Dipping-in to this alluring collection celebrating the recently late Ida Haendel’s artistry is to find a previously unpublished recording of Vaughan Williams’s The Lark Ascending, from 1997 with the London Philharmonic and Roger Norrington, something known about for years and only now finally released. My finger was trembling on the ‘play’ button – would there be an audible reason for not issuing Haendel’s Lark at the time other than for a lack of other music to couple with it (Sir Roger’s VW Symphony cycle for Decca having come to an abrupt unfulfilled end)? Nothing that I can hear, for this is a wonderfully expressive and rapturous account, wistful, glowingly partnered by the LPO, different to if in the same league as the benchmark Hugh Bean/Adrian Boult rendition.
Also included on this final disc (of six) are Vivaldi’s Concerto for Four Violins (RV580, recorded 1982, previously on DG) in which Haendel is violin III, joining Isaac Stern, Ivry Gitlis (another recent loss) & Shlomo Mintz. Zubin Mehta and the Israel Philharmonic accompany, as they do for an impassioned live (Huberman Festival) account of Haendel’s trademark Sibelius Concerto (also 1982, licensed from Helicon).
Apart from a 1996 violin-and piano studio recital with Vladimir Ashkenazy of Enescu, Szymanowski and Bartók, the bulk of the recordings here are from between 1940 and 1947 – short pieces, showpieces, Stravinsky’s Fairy’s Kiss (trans.

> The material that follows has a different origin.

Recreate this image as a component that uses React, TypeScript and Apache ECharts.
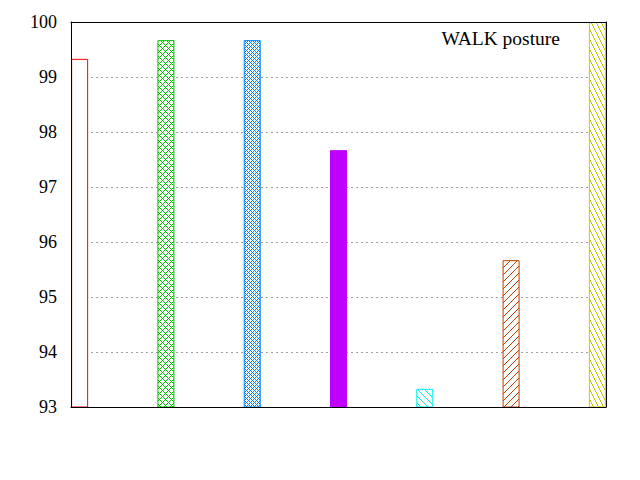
import React, { useEffect, useRef } from "react";
import * as echarts from "echarts";

const positions = [0, 1, 2, 3, 4, 5, 6];
const values = [99.33, 99.67, 99.67, 97.67, 93.33, 95.67, 100];
const colors = ["#ff0000", "#00c000", "#0080ff", "#c000ff", "#00eeee", "#c04000", "#c8c800"];
const patterns = ["empty", "cross", "dense", "solid", "back", "fwd", "steep"];
const yTicks = [93, 94, 95, 96, 97, 98, 99, 100];
const titleText = "WALK posture";

function makePattern(kind: string, color: string): any {
  if (kind === "solid") return color;
  if (kind === "empty") return "#ffffff";
  let w = 6, h = 6;
  let test: (x: number, y: number) => boolean = () => false;
  if (kind === "cross") {
    w = 6; h = 6;
    test = (x, y) => (x + y) % 6 === 0 || (((x - y) % 6) + 6) % 6 === 0;
  } else if (kind === "dense") {
    w = 4; h = 4;
    test = (x, y) => (x + y) % 4 === 0 || (((x - y) % 4) + 4) % 4 === 0;
  } else if (kind === "back") {
    w = 7; h = 7;
    test = (x, y) => (((y - x) % 7) + 7) % 7 === 0;
  } else if (kind === "fwd") {
    w = 7; h = 7;
    test = (x, y) => (x + y) % 7 === 0;
  } else if (kind === "steep") {
    w = 5; h = 10;
    test = (x, y) => {
      const m = (((y - 2 * x) % 10) + 10) % 10;
      return m === 0 || m === 1;
    };
  }
  const c = document.createElement("canvas");
  c.width = w;
  c.height = h;
  const ctx = c.getContext("2d")!;
  ctx.fillStyle = "#ffffff";
  ctx.fillRect(0, 0, w, h);
  ctx.fillStyle = color;
  for (let y = 0; y < h; y++) {
    for (let x = 0; x < w; x++) {
      if (test(x, y)) ctx.fillRect(x, y, 1, 1);
    }
  }
  return { image: c, repeat: "repeat" };
}

export default function App() {
  const ref = useRef<HTMLDivElement>(null);
  useEffect(() => {
    if (!ref.current) return;
    const chart = echarts.init(ref.current, undefined, { renderer: "svg" });
    const font = '"Liberation Serif", "Times New Roman", serif';
    const data = positions.map((p, i) => ({
      value: [p, values[i]],
      itemStyle: {
        color: makePattern(patterns[i], colors[i]),
        borderColor: colors[i],
        borderWidth: 1,
      },
    }));
    const yMin = yTicks[0];
    const yMax = yTicks[yTicks.length - 1];
    chart.setOption({
      animation: false,
      backgroundColor: "#ffffff",
      grid: { left: 71, right: 34, top: 22, bottom: 73, show: false },
      xAxis: [
        {
          type: "value",
          min: -0.1,
          max: 6.1,
          position: "bottom",
          z: 5,
          axisLine: { show: true, onZero: false, lineStyle: { color: "#000", width: 1 } },
          axisTick: { show: false },
          axisLabel: { show: false },
          splitLine: { show: false },
        },
        {
          type: "value",
          min: -0.1,
          max: 6.1,
          position: "top",
          z: 5,
          axisLine: { show: true, onZero: false, lineStyle: { color: "#000", width: 1 } },
          axisTick: { show: false },
          axisLabel: { show: false },
          splitLine: { show: false },
        },
      ],
      yAxis: [
        {
          type: "value",
          min: yMin,
          max: yMax,
          interval: 1,
          position: "left",
          z: 5,
          axisLine: { show: true, onZero: false, lineStyle: { color: "#000", width: 1 } },
          axisTick: { show: false },
          axisLabel: { show: true, margin: 14, color: "#000", fontSize: 18, fontFamily: font },
          splitLine: { show: false },
        },
        {
          type: "value",
          min: yMin,
          max: yMax,
          interval: 1,
          position: "right",
          z: 5,
          axisLine: { show: true, onZero: false, lineStyle: { color: "#000", width: 1 } },
          axisTick: { show: false },
          axisLabel: { show: false },
          splitLine: { show: false },
        },
        {
          type: "value",
          min: yMin,
          max: yMax,
          interval: 1,
          position: "left",
          z: 0,
          axisLine: { show: false },
          axisTick: { show: false },
          axisLabel: { show: false },
          splitLine: { show: true, lineStyle: { color: "#a0a0a0", width: 1, type: [2, 3] } },
        },
      ],
      series: [
        {
          type: "bar",
          xAxisIndex: 0,
          yAxisIndex: 0,
          barWidth: 17,
          clip: true,
          data,
        },
      ],
      graphic: [
        {
          type: "text",
          right: 80,
          top: 28,
          z: 10,
          style: { text: titleText, font: `19.5px ${font}`, fill: "#000" },
        },
      ],
    });
    return () => chart.dispose();
  }, []);
  return <div ref={ref} style={{ position: "fixed", left: 0, top: 0, width: 640, height: 480 }} />;
}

Dushkin), Sonatas (Beethoven Opus 30/3, Schubert D408) and Concertos, all sounding splendid in these expert transfers. Pianists include Adela Kotowska, Ivor Newton, Noël Mewton-Wood and Ida’s sister Alice. Some fabulous playing informs the numerous with-piano 78rpm sides (try the scintillating Bazzini, CD4/track 1). Haendel’s playing can be smokily intense, full of gypsy passions, voluptuous, and intimately heart-touching. Concertos by Mendelssohn (the E-minor), Dvořák and Tchaikovsky are respectively conducted by Malcolm Sargent, Karl Rankl and Basil Cameron – each of these versions makes for magnetic listening.
This treasure-trove of wonderful performances of delectable repertoire, as inspiring for today as back then, for which presentation, including copious photographs, is excellent, resides on Eloquence 484 1688 (6 CDs).